RECORDED DATA =
──────────

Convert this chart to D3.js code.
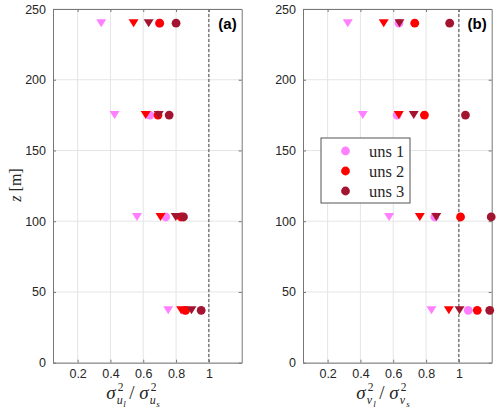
<!DOCTYPE html>
<html><head><meta charset="utf-8">
<script src="https://cdn.jsdelivr.net/npm/d3@7"></script>
<style>body{margin:0;background:#fff}svg{display:block}</style>
</head><body><svg id="c" width="500" height="411"></svg>
<script>
const heights = [240, 175, 103, 37];
const seriesNames = ["uns 1", "uns 2", "uns 3"];
const seriesColors = ["#FF80FF", "#FF0000", "#A2142F"];
// panel (a): u-component ratios, circles and triangles per series, at heights above
const aCircle = [
  [0.70, 0.64, 0.737, 0.85],
  [0.70, 0.69, 0.83, 0.858],
  [0.80, 0.758, 0.845, 0.953]
];
const aTri = [
  [0.344, 0.425, 0.562, 0.752],
  [0.541, 0.615, 0.705, 0.831],
  [0.633, 0.694, 0.798, 0.894]
];
// panel (b): v-component ratios
const bCircle = [
  [0.635, 0.624, 0.853, 1.057],
  [0.731, 0.79, 1.01, 1.112],
  [0.944, 1.04, 1.197, 1.188]
];
const bTri = [
  [0.323, 0.414, 0.575, 0.833],
  [0.542, 0.634, 0.762, 0.939],
  [0.638, 0.725, 0.862, 1.004]
];
const xTicks = [0.2, 0.4, 0.6, 0.8, 1];
const xTickLabels = ["0.2", "0.4", "0.6", "0.8", "1"];
const yTicks = [0, 50, 100, 150, 200, 250];
const panelLabels = ["(a)", "(b)"];
const compLetters = ["u", "v"];

const svg = d3.select("#c");
const yTop = 9, yBot = 362.7;
const y = d3.scaleLinear().domain([0, 250]).range([yBot, yTop]);
const panels = [
  {x0: 53, x1: 241.7, circ: aCircle, tri: aTri},
  {x0: 303, x1: 491.7, circ: bCircle, tri: bTri}
];
const sans = "Liberation Sans, Arial, sans-serif";
const serif = "Liberation Serif, Times New Roman, serif";

panels.forEach((p, pi) => {
  const x = d3.scaleLinear().domain([0.05, 1.2]).range([p.x0, p.x1]);
  const g = svg.append("g");
  g.selectAll(".gx").data(xTicks).join("line")
    .attr("x1", d => x(d)).attr("x2", d => x(d)).attr("y1", yTop).attr("y2", yBot)
    .attr("stroke", "#e5e5e5").attr("stroke-width", 1);
  g.selectAll(".gy").data(yTicks).join("line")
    .attr("x1", p.x0).attr("x2", p.x1).attr("y1", d => y(d)).attr("y2", d => y(d))
    .attr("stroke", "#e5e5e5").attr("stroke-width", 1);
  g.append("line").attr("x1", x(1)).attr("x2", x(1)).attr("y1", yTop).attr("y2", yBot)
    .attr("stroke", "#444").attr("stroke-width", 1).attr("stroke-dasharray", "3,2");
  const xa = d3.axisBottom(x).tickValues(xTicks).tickFormat((d, i) => xTickLabels[i]).tickSizeInner(-3).tickSizeOuter(0).tickPadding(6);
  const xaTop = d3.axisTop(x).tickValues(xTicks).tickFormat("").tickSizeInner(-3).tickSizeOuter(0);
  const ya = d3.axisLeft(y).tickValues(yTicks).tickSizeInner(-3).tickSizeOuter(0).tickPadding(7);
  const yaR = d3.axisRight(y).tickValues(yTicks).tickFormat("").tickSizeInner(-3).tickSizeOuter(0);
  const styleAx = sel => {
    sel.selectAll("path").attr("stroke", "#777");
    sel.selectAll("line").attr("stroke", "#777");
    sel.selectAll("text").attr("fill", "#262626").style("font-family", sans).style("font-size", "12.5px");
  };
  g.append("g").attr("transform", `translate(0,${yBot})`).call(xa).call(styleAx);
  g.append("g").attr("transform", `translate(0,${yTop})`).call(xaTop).call(styleAx);
  g.append("g").attr("transform", `translate(${p.x0},0)`).call(ya).call(styleAx);
  g.append("g").attr("transform", `translate(${p.x1},0)`).call(yaR).call(styleAx);

  const triPath = "M-5,-4L5,-4L0,4Z";
  seriesNames.forEach((s, si) => {
    g.selectAll(null).data(heights.map((h, i) => [p.circ[si][i], h])).join("circle")
      .attr("cx", d => x(d[0])).attr("cy", d => y(d[1])).attr("r", 4.4)
      .attr("fill", seriesColors[si]);
    g.selectAll(null).data(heights.map((h, i) => [p.tri[si][i], h])).join("path")
      .attr("d", triPath)
      .attr("transform", d => `translate(${x(d[0])},${y(d[1])})`)
      .attr("fill", seriesColors[si]);
  });

  g.append("text").attr("x", p.x1 - 5).attr("y", 29).attr("text-anchor", "end")
    .style("font-family", sans).style("font-weight", "bold").style("font-size", "15px")
    .attr("fill", "#000").text(panelLabels[pi]);

  // x label as a single text with positioned tspans
  const ox = (p.x0 + p.x1) / 2 + 1 - 42;
  const c = compLetters[pi];
  const t = svg.append("text").style("font-family", serif).attr("fill", "#262626");
  const addPart = (bx, label) => {
    t.append("tspan").attr("x", ox + bx).attr("y", 399).style("font-size", "19px").style("font-style", "italic").text("σ");
    t.append("tspan").attr("x", ox + bx + 11.5).attr("y", 391).style("font-size", "11.5px").style("font-style", "normal").text("2");
    t.append("tspan").attr("x", ox + bx + 10.5).attr("y", 404).style("font-size", "12px").style("font-style", "italic").text(c);
    t.append("tspan").attr("x", ox + bx + 17).attr("y", 407).style("font-size", "9px").style("font-style", "italic").text(label);
  };
  addPart(0, "l");
  t.append("tspan").attr("x", ox + 23).attr("y", 399).style("font-size", "19px").style("font-style", "normal").text("/");
  addPart(33, "s");
});

svg.append("text").attr("transform", "translate(21,185) rotate(-90)").attr("text-anchor", "middle")
  .style("font-family", serif).style("font-size", "16px").attr("fill", "#262626")
  .html('<tspan font-style="italic">z</tspan> [m]');

const lg = svg.append("g").attr("transform", "translate(321,138)");
lg.append("rect").attr("x", 0).attr("y", 0).attr("width", 89).attr("height", 65)
  .attr("fill", "#fff").attr("stroke", "#555").attr("stroke-width", 1);
seriesNames.forEach((s, si) => {
  lg.append("circle").attr("cx", 24.5).attr("cy", 13 + si * 20).attr("r", 4.4).attr("fill", seriesColors[si]);
  lg.append("text").attr("x", 48).attr("y", 18.5 + si * 20)
    .style("font-family", serif).style("font-size", "16.5px").attr("fill", "#262626").text(s);
});
</script></body></html>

──────────

Output an exact copy of the material, with the pictures removed.

RESULT =
Convert this chart to D3.js code.
<!DOCTYPE html>
<html><head><meta charset="utf-8">
<script src="https://cdn.jsdelivr.net/npm/d3@7"></script>
<style>body{margin:0;background:#fff}svg{display:block}</style>
</head><body><svg id="c" width="500" height="411"></svg>
<script>
const heights = [240, 175, 103, 37];
const seriesNames = ["uns 1", "uns 2", "uns 3"];
const seriesColors = ["#FF80FF", "#FF0000", "#A2142F"];
// panel (a): u-component ratios, circles and triangles per series, at heights above
const aCircle = [
  [0.70, 0.64, 0.737, 0.85],
  [0.70, 0.69, 0.83, 0.858],
  [0.80, 0.758, 0.845, 0.953]
];
const aTri = [
  [0.344, 0.425, 0.562, 0.752],
  [0.541, 0.615, 0.705, 0.831],
  [0.633, 0.694, 0.798, 0.894]
];
// panel (b): v-component ratios
const bCircle = [
  [0.635, 0.624, 0.853, 1.057],
  [0.731, 0.79, 1.01, 1.112],
  [0.944, 1.04, 1.197, 1.188]
];
const bTri = [
  [0.323, 0.414, 0.575, 0.833],
  [0.542, 0.634, 0.762, 0.939],
  [0.638, 0.725, 0.862, 1.004]
];
const xTicks = [0.2, 0.4, 0.6, 0.8, 1];
const xTickLabels = ["0.2", "0.4", "0.6", "0.8", "1"];
const yTicks = [0, 50, 100, 150, 200, 250];
const panelLabels = ["(a)", "(b)"];
const compLetters = ["u", "v"];

const svg = d3.select("#c");
const yTop = 9, yBot = 362.7;
const y = d3.scaleLinear().domain([0, 250]).range([yBot, yTop]);
const panels = [
  {x0: 53, x1: 241.7, circ: aCircle, tri: aTri},
  {x0: 303, x1: 491.7, circ: bCircle, tri: bTri}
];
const sans = "Liberation Sans, Arial, sans-serif";
const serif = "Liberation Serif, Times New Roman, serif";

panels.forEach((p, pi) => {
  const x = d3.scaleLinear().domain([0.05, 1.2]).range([p.x0, p.x1]);
  const g = svg.append("g");
  g.selectAll(".gx").data(xTicks).join("line")
    .attr("x1", d => x(d)).attr("x2", d => x(d)).attr("y1", yTop).attr("y2", yBot)
    .attr("stroke", "#e5e5e5").attr("stroke-width", 1);
  g.selectAll(".gy").data(yTicks).join("line")
    .attr("x1", p.x0).attr("x2", p.x1).attr("y1", d => y(d)).attr("y2", d => y(d))
    .attr("stroke", "#e5e5e5").attr("stroke-width", 1);
  g.append("line").attr("x1", x(1)).attr("x2", x(1)).attr("y1", yTop).attr("y2", yBot)
    .attr("stroke", "#444").attr("stroke-width", 1).attr("stroke-dasharray", "3,2");
  const xa = d3.axisBottom(x).tickValues(xTicks).tickFormat((d, i) => xTickLabels[i]).tickSizeInner(-3).tickSizeOuter(0).tickPadding(6);
  const xaTop = d3.axisTop(x).tickValues(xTicks).tickFormat("").tickSizeInner(-3).tickSizeOuter(0);
  const ya = d3.axisLeft(y).tickValues(yTicks).tickSizeInner(-3).tickSizeOuter(0).tickPadding(7);
  const yaR = d3.axisRight(y).tickValues(yTicks).tickFormat("").tickSizeInner(-3).tickSizeOuter(0);
  const styleAx = sel => {
    sel.selectAll("path").attr("stroke", "#777");
    sel.selectAll("line").attr("stroke", "#777");
    sel.selectAll("text").attr("fill", "#262626").style("font-family", sans).style("font-size", "12.5px");
  };
  g.append("g").attr("transform", `translate(0,${yBot})`).call(xa).call(styleAx);
  g.append("g").attr("transform", `translate(0,${yTop})`).call(xaTop).call(styleAx);
  g.append("g").attr("transform", `translate(${p.x0},0)`).call(ya).call(styleAx);
  g.append("g").attr("transform", `translate(${p.x1},0)`).call(yaR).call(styleAx);

  const triPath = "M-5,-4L5,-4L0,4Z";
  seriesNames.forEach((s, si) => {
    g.selectAll(null).data(heights.map((h, i) => [p.circ[si][i], h])).join("circle")
      .attr("cx", d => x(d[0])).attr("cy", d => y(d[1])).attr("r", 4.4)
      .attr("fill", seriesColors[si]);
    g.selectAll(null).data(heights.map((h, i) => [p.tri[si][i], h])).join("path")
      .attr("d", triPath)
      .attr("transform", d => `translate(${x(d[0])},${y(d[1])})`)
      .attr("fill", seriesColors[si]);
  });

  g.append("text").attr("x", p.x1 - 5).attr("y", 29).attr("text-anchor", "end")
    .style("font-family", sans).style("font-weight", "bold").style("font-size", "15px")
    .attr("fill", "#000").text(panelLabels[pi]);

  // x label as a single text with positioned tspans
  const ox = (p.x0 + p.x1) / 2 + 1 - 42;
  const c = compLetters[pi];
  const t = svg.append("text").style("font-family", serif).attr("fill", "#262626");
  const addPart = (bx, label) => {
    t.append("tspan").attr("x", ox + bx).attr("y", 399).style("font-size", "19px").style("font-style", "italic").text("σ");
    t.append("tspan").attr("x", ox + bx + 11.5).attr("y", 391).style("font-size", "11.5px").style("font-style", "normal").text("2");
    t.append("tspan").attr("x", ox + bx + 10.5).attr("y", 404).style("font-size", "12px").style("font-style", "italic").text(c);
    t.append("tspan").attr("x", ox + bx + 17).attr("y", 407).style("font-size", "9px").style("font-style", "italic").text(label);
  };
  addPart(0, "l");
  t.append("tspan").attr("x", ox + 23).attr("y", 399).style("font-size", "19px").style("font-style", "normal").text("/");
  addPart(33, "s");
});

svg.append("text").attr("transform", "translate(21,185) rotate(-90)").attr("text-anchor", "middle")
  .style("font-family", serif).style("font-size", "16px").attr("fill", "#262626")
  .html('<tspan font-style="italic">z</tspan> [m]');

const lg = svg.append("g").attr("transform", "translate(321,138)");
lg.append("rect").attr("x", 0).attr("y", 0).attr("width", 89).attr("height", 65)
  .attr("fill", "#fff").attr("stroke", "#555").attr("stroke-width", 1);
seriesNames.forEach((s, si) => {
  lg.append("circle").attr("cx", 24.5).attr("cy", 13 + si * 20).attr("r", 4.4).attr("fill", seriesColors[si]);
  lg.append("text").attr("x", 48).attr("y", 18.5 + si * 20)
    .style("font-family", serif).style("font-size", "16.5px").attr("fill", "#262626").text(s);
});
</script></body></html>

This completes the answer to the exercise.